Impacts of increased adoption of large methane digesters from 2020 to 2050 were generated based on two growth scenarios. These were assessed in comparison with a Reference Scenario, in which the solution’s market share was fixed at the current levels.
- Scenario 1: This scenario is based on the yearly average adoption of six ambitious adoption scenarios from the EU project AMPERE, and the 2°C Scenario of the International Energy Agency’s Energy Technology Perspectives (2016), using a medium growth trajectory. In this scenario, biogas represents 1.65 percent of the total electricity generated in 2050.
- Scenario 2: This scenario is based on the estimated adoption trajectory of biomass and waste from Greenpeace (2015) Advanced Energy [R]evolution scenario, resulting in a lower adoption of this solution due to integration with other electricity generation solutions with higher expectations of increase as wind and solar.
These external sources do not clearly depict biogas technologies for electricity generation adoption pathways: their results combine biomass and waste for electricity generation. Therefore, a few assumptions were considered to obtain future adoption: biogas represents approximately 20 percent of total electricity generation from bioenergy worldwide, and the feedstocks covered within this solution represent 70 percent of total biogas. Landfill methane accounts for the remaining 30 percent (AEBIOM, 2012; WBA, 2013).
Several data points were analyzed to determine the average capital cost: it is recognized that costs can vary significantly by region, but exhaustive regional data was not available to calculate an average cost weighted by installation size. Available data points were mainly from Organisation for Economic Co-operation and Development (OECD) countries, reflecting the preponderance of present-day biogas installations in the European Union and United States. The financial inputs used in the model assume average installation costs of US$6,111 per kilowatt. Due to the maturity of this technology, a learning rate of 2 percent was considered, similar to the one applied to conventional technologies such as coal and natural gas power. An average capacity factor of 92 percent was used for the solution, compared with 57 percent for conventional technologies. An average fixed operation and maintenance cost of US$53.2 per kilowatt, and variable operation and maintenance cost of US$0.05 per kilowatt-hour, were considered for this solution, compared with US$34.7 and US$0.005, respectively, for the conventional technologies.
Through the process of integrating large methane digesters with other solutions, the total addressable markets were adjusted to account for reduced demand resulting from the growth of more energy-efficient technologies, as well as increased electrification from other solutions like electric cars and high-speed rail. Grid emissions factors were calculated based on the annual mix of different electricity generating technologies over time. Emissions factors for each technology were determined through a meta-analysis of multiple sources, accounting for direct and indirect emissions.
In addition, large methane digesters have a noteworthy impact on methane and nitrous oxide emissions avoidance that would have occurred due to anaerobic degradation, which is also accounted for in the analysis.

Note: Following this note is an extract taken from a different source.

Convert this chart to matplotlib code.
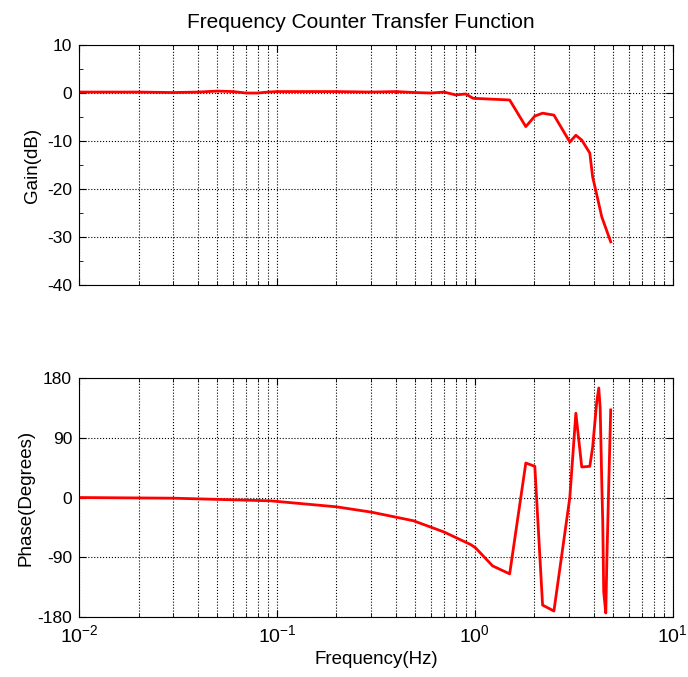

Comparing the results from the two modeled scenarios with the Reference Scenario allows us to estimate the climate and financial impacts of increased adoption of biogas units for electricity generation. Scenario 1 projects 1.7 percent of total electricity generation worldwide coming from biogas by 2050 (i.e., 761 terawatt-hours). In Scenario 2, the market share is smaller due to an higher total addressable market (i.e., 0.69 percent) with 487 terawatt-hours of electricity generation.
The climate and financial impacts for the increased adoption of large methane digesters with biogas power plants are both substantial. Scenario 1 adoption avoids a total of 9.8 gigatons of carbon dioxide-equivalent of greenhouse gas emissions from 2020 to 2050. Large digesters have marginal first costs of US$284.8 billion; with lifetime operational costs due to feedstock purchase, maintenance, and operational staff salaries of –US$2.83 billion. Scenario 2 yield results in a small order of magnitude, with reductions in greenhouse gas emissions over 2020–2050 of 6.2 gigatons of carbon dioxide-equivalent.
The conversion of waste material in biodigesters into biogas has several positive financial and environmental impacts for different levels of stakeholders: farmers, industries, municipalities, and governments. These systems enable the capture and use of methane while also addressing waste management and nutrient recovery needs. They can also realize several revenue streams and cost savings for owners.
Appropriate feedstock for electricity-generating biogas plants is available in adequate quantities across the world from sewage sludge and agriculture systems. However, there is significant uncertainty associated with the future adoption of these technologies.
 Current adoption is defined as the amount of functional demand (i.e., terawatt-hours) supplied by the solution in 2018.
 The adoptions from three AMPERE models (GEM E3, MESSAGE, and IMAGE) on their 450 scenarios were used.
 All monetary values are presented in 2014 US$.
 For example: LED lighting and high efficiency heat pumps.